A magistrada entende que a procuradora-geral da República, Lucília Gago, que preside à secção disciplinar do conselho, não poderá indeferir o seu pedido. "Se o arguido requer a publicidade da audiência, é porque está a prescindir a confidencialidade", sustenta, ao JN, tendo em conta que o segredo do processo disciplinar foi previsto pelo legislador para defender os interesses do arguido.
O artigo 248º do Estatuto do Ministério Público diz que "o procedimento disciplinar é de natureza confidencial até à decisão final", mas "sem prejuízo do disposto no artigo 259.º".
Não magistrados votaram contra
A publicação do artigo "Ministério Público: como chegámos aqui?", 12 dias depois de a Operação Influencer provocar a demissão do Governo, levou a procuradora-geral da República a determinar, em novembro, a instauração de um "processo especial de averiguação" para "aferir da relevância disciplinar da conduta" de Maria José Fernandes.
Foi essa averiguação que, na última quarta-feira, 10 de janeiro, foi convertida em processo disciplinar, numa decisão da secção disciplinar do CSMP que teve sete votos favoráveis, todos dos membros que são magistrados do MP, incluindo Lucília Gago. Também mereceu três votos contra, de membros não magistrados, que foram indicados pela Assembleia da República. Um quarto membro da secção que não é magistrado - ocupa o lugar por indicação da ministra da Justiça - pediu para não participar na decisão por trabalhar na Morais Leitão, sociedade de advogados a que pertencem dois arguidos da Operação Influencer.
O processo disciplinar vai ser agora instruído pelo inspetor José Pinto de Sousa Coelho, um procurador-geral adjunto com mais antiguidade do que Maria José Fernandes e que trabalha a partir do Porto, tal como a arguida.
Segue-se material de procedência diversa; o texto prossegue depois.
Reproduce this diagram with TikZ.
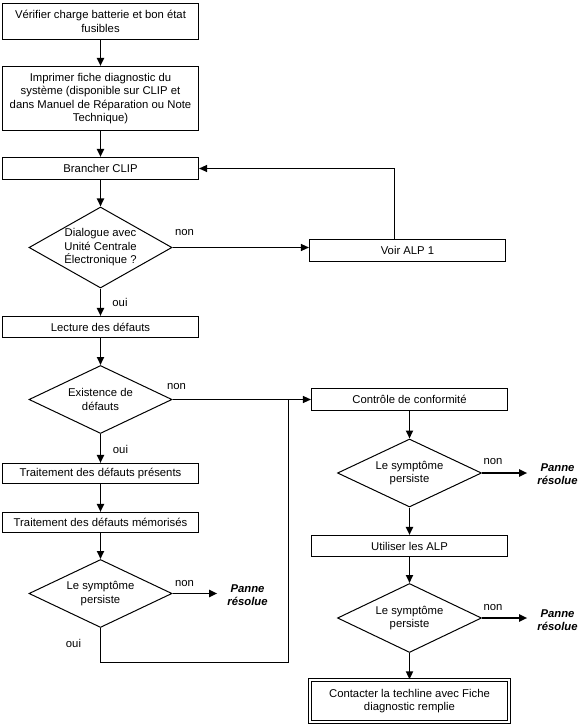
\documentclass[tikz,border=0pt]{standalone}
\usepackage{fontspec}
\setmainfont{Liberation Sans}
\usepackage{tikz}
\usetikzlibrary{arrows.meta,shapes.geometric}
\usetikzlibrary{positioning}
\tikzset{
    box/.style={
           rectangle,
           draw=black, line width=1.1pt,
           minimum width=196pt,
           minimum height=21pt,
           inner sep=0pt,
           align=center,
           },
    decision/.style={
           diamond,
           draw=black, line width=1pt,
           minimum width=143pt,
           minimum height=68pt,
           inner sep=0pt,
           },
    answer/.style={inner sep=0pt},
    outcome/.style={
           font=\fontsize{11.3}{13}\selectfont\bfseries\itshape,
           align=center,
           inner xsep=10pt, inner ysep=0pt,
           },
    flow/.style={->, line width=1.8pt},
    link/.style={->, line width=1.1pt},
    merge/.style={line width=1pt},
}

\begin{document}
\begin{tikzpicture}[x=1pt,y=-1pt,>={Triangle[length=8pt,width=7pt]},
  font=\fontsize{11.3}{13.5}\selectfont]

 % frame of the chart
 \useasboundingbox (0,0) rectangle (580,727);

 % left column: checks and reading of faults
 \node[box, minimum height=36pt] (VERIF) at (100.5,21.5)
 {Vérifier charge batterie et bon état\\fusibles};

 \node[box,
  below of=VERIF,
  node distance=77pt,	% distance between centers
  minimum height=64pt] (PRINT)
 {Imprimer fiche diagnostic du\\système (disponible sur CLIP et\\dans Manuel de Réparation ou Note\\Technique)};

 \node[box, below of=PRINT, node distance=70pt, minimum height=22pt] (CLIP)
 {Brancher CLIP};

 % diamonds keep their size, text sits in a label
 \node[decision,
  below of=CLIP,
  node distance=79pt,
  minimum height=81pt,
  label={[align=center]center:{Dialogue avec\\Unité Centrale\\Électronique ?}}] (DIAL) {};

 \node[box,
  right of=DIAL,
  node distance=307pt,
  yshift=-3pt,
  minimum height=22pt] (ALP)
 {Voir ALP 1};

 \node[box, below of=DIAL, node distance=79.5pt] (READ) {Lecture des défauts};

 \node[decision,
  below of=READ,
  node distance=72.5pt,
  label={[align=center]center:{Existence de\\défauts}}] (EXIST) {};

 \node[box, below of=EXIST, node distance=74pt, minimum height=20pt] (PRES)
 {Traitement des défauts présents};

 \node[box, below of=PRES, node distance=49pt, minimum height=20pt] (MEM)
 {Traitement des défauts mémorisés};

 \node[decision,
  below of=MEM,
  node distance=71pt,
  label={[align=center]center:{Le symptôme\\persiste}}] (SYMA) {};

 \node[outcome, right of=SYMA, node distance=147pt, yshift=-2pt] (PANA)
 {Panne\\résolue};

 % right column: conformity and ALP
 \node[box, right of=EXIST, node distance=309pt, minimum height=22pt] (CONF)
 {Contrôle de conformité};

 \node[decision,
  below of=CONF,
  node distance=73.5pt,
  minimum width=144pt,
  label={[align=center]center:{Le symptôme\\persiste}}] (SYMB) {};

 \node[outcome, right of=SYMB, node distance=148pt, yshift=-1.5pt] (PANB)
 {Panne\\résolue};

 \node[box, below of=SYMB, node distance=73pt] (USE)
 {Utiliser les ALP};

 \node[decision,
  below of=USE,
  node distance=72pt,
  minimum width=144pt,
  minimum height=69pt,
  label={[align=center]center:{Le symptôme\\persiste}}] (SYMC) {};

 \node[outcome, right of=SYMC, node distance=148pt, yshift=-2pt] (PANC)
 {Panne\\résolue};

 \node[box,
  below of=SYMC,
  node distance=83pt,
  double, double distance=2pt, line width=0.8pt,
  minimum width=199.5pt,
  minimum height=42.5pt] (CALL)
 {Contacter la techline avec Fiche\\diagnostic remplie};

 % answers next to the diamonds
 \node[answer, above=11.5pt of DIAL.east, xshift=12pt] (NONA) {non};
 \node[answer, below=10pt of DIAL.south, xshift=19.5pt] (OUIA) {oui};
 \node[answer, above=10pt of EXIST.east, xshift=4pt] (NONB) {non};
 \node[answer, below=11pt of EXIST.south, xshift=20pt] (OUIB) {oui};
 \node[answer, above=6.5pt of SYMA.east, xshift=12pt] (NONC) {non};
 \node[answer, below=11.5pt of SYMA.south, xshift=-27pt] (OUIC) {oui};
 \node[answer, above=8pt of SYMB.east, xshift=11pt] (NOND) {non};
 \node[answer, above=7pt of SYMC.east, xshift=11pt] (NONE) {non};

 % corners of the line that joins the "non" branch
 \coordinate[right of=EXIST, node distance=188pt] (MERGE);
 \coordinate[below of=SYMA, node distance=69pt] (BEND);

 % main flow
 \path
 (VERIF) edge[flow] (PRINT)
 (PRINT) edge[flow] (CLIP)
 (CLIP)  edge[flow] (DIAL)
 (DIAL)  edge[flow] (READ)
 (READ)  edge[flow] (EXIST)
 (EXIST) edge[flow] (PRES)
 (PRES)  edge[flow] (MEM)
 (MEM)   edge[flow] (SYMA)
 (CONF)  edge[flow] (SYMB)
 (SYMB)  edge[flow] (USE)
 (USE)   edge[flow] (SYMC)
 (SYMC)  edge[flow] (CALL)
 (SYMA.east) edge[flow] (SYMA.east -| PANA.west)
 (SYMB.east) edge[flow] (SYMB.east -| PANB.west)
 (SYMC.east) edge[flow] (SYMC.east -| PANC.west)
 (DIAL.east)  edge[link] (DIAL.east -| ALP.west)
 (EXIST.east) edge[link] (CONF.west |- EXIST.east);

 % back to CLIP, and the "oui" branch joining the conformity check
 \draw[link] ([xshift=-13pt]ALP.north) |- (CLIP.east);
 \draw[merge] (SYMA.south) -- (BEND) -| (MERGE);

\end{tikzpicture}
\end{document}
Artigo atacou "prima donnas"
"Tenho a consciência tranquila de que não violei nenhum dever estatutário e não retiro nada do que escrevi, sejam quais forem as consequências", comentou, ao JN, a magistrada Maria José Fernandes, em novembro. A averiguação disciplinar foi instaurada na sequência de uma queixa do diretor do Departamento Central de Investigação e Ação Penal, Francisco Narciso, onde está pendente o inquérito conhecido por Operação Influencer.
O Estatuto do MP determina que "os magistrados do Ministério Público não podem fazer declarações ou comentários públicos sobre quaisquer processos judiciais, salvo, quando autorizados pelo procurador-geral da República, para defesa da honra ou para a realização de outro interesse legítimo".
O artigo de Maria José Fernandes - que foi publicado a 19 de novembro, 12 dias depois de o DCIAP fazer buscas na Operação Influencer e levar António Costa anunciar a sua demissão do cargo de primeiro-ministro - não refere explicitamente o nome dado ao inquérito-crime.
No entanto, foi no contexto da "monumental crise política" causada pela Operação Influencer que Maria José Fernandes fez ali um apanhado histórico do MP, em que sugeriu que este se afastou da sua matriz, enquanto "corpo hierarquizado piramidal", e se transformou numa magistratura propícia à existência de "algumas prima donnas intocáveis e inamovíveis e onde a "falta de meios", de peritos disto e daquilo é sempre a velha razão para os passos de tartaruga a que se movem as investigações".